In the course of the seventeenth century, two anatomical theaters were established in London for the performance of public anatomies. For the first theatre in 1636, the Barber Surgeons Company commissioned the Renaissance architect Inigo Jones, who was known for his courtly stage designs as well as for his public buildings. The mathematician Robert Hooke, who was the curator of experiments at the Royal Society and among the founders of an empirical science, oversaw the construction of a second theatre for the College of Physicians from 1679. The first theater can be characterized as emblematic of Renaissance culture, based on an analogous understanding of the world, and linked to practices of veiling and unveiling. By contrast, the second theater is seen to open a new path to a rational and anti-illusionistic way of perceiving nature and the role of humans within nature.

Several historical developments suggest that the approach to representation adopted in the two theaters differed considerably; between the construction of the first and the second building, the English Civil War took place, which ended the monopoly of the Church of England in matters of faith and led to a short period of parliamentary rule that was followed by the restoration of the monarchy. The loss of political and religious unity and the fragmentation of English society were accompanied by a fragmented view of the human body: After 1628, the discovery of the circulatory system by the English physician and anatomist William Harvey called into question the doctrine of the four humors, which had held sway since antiquity as the basis of the entire system of thought. In the spirit of René Descartes, the single parts and functions of the body came to be seen in isolation, and inductive reasoning gained prevalence.

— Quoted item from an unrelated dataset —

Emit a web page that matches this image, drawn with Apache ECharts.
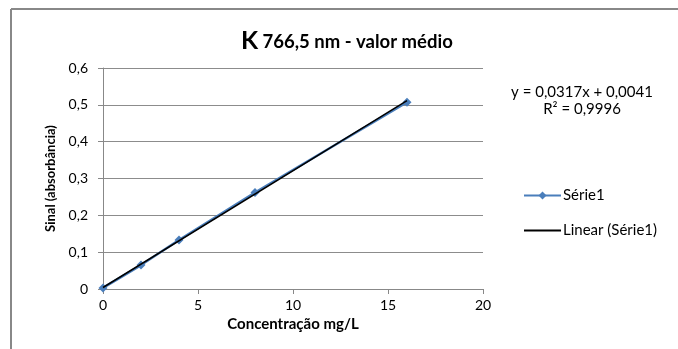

While both buildings as a type find their reference in the anatomical theatre of Padua or Leiden, their epistemological reference points seem to diverge. If Jones’ theatre is read as an allegory, Hooke’s theatre is seen as an instrument. The present text aims to explore to what extent such a distinction is accurate, to what extent it is shaped by discourses of functionality in the nineteenth and twentieth centuries. In order to clarify this question, the text examines which concept of representation the two spaces were subject to in each case.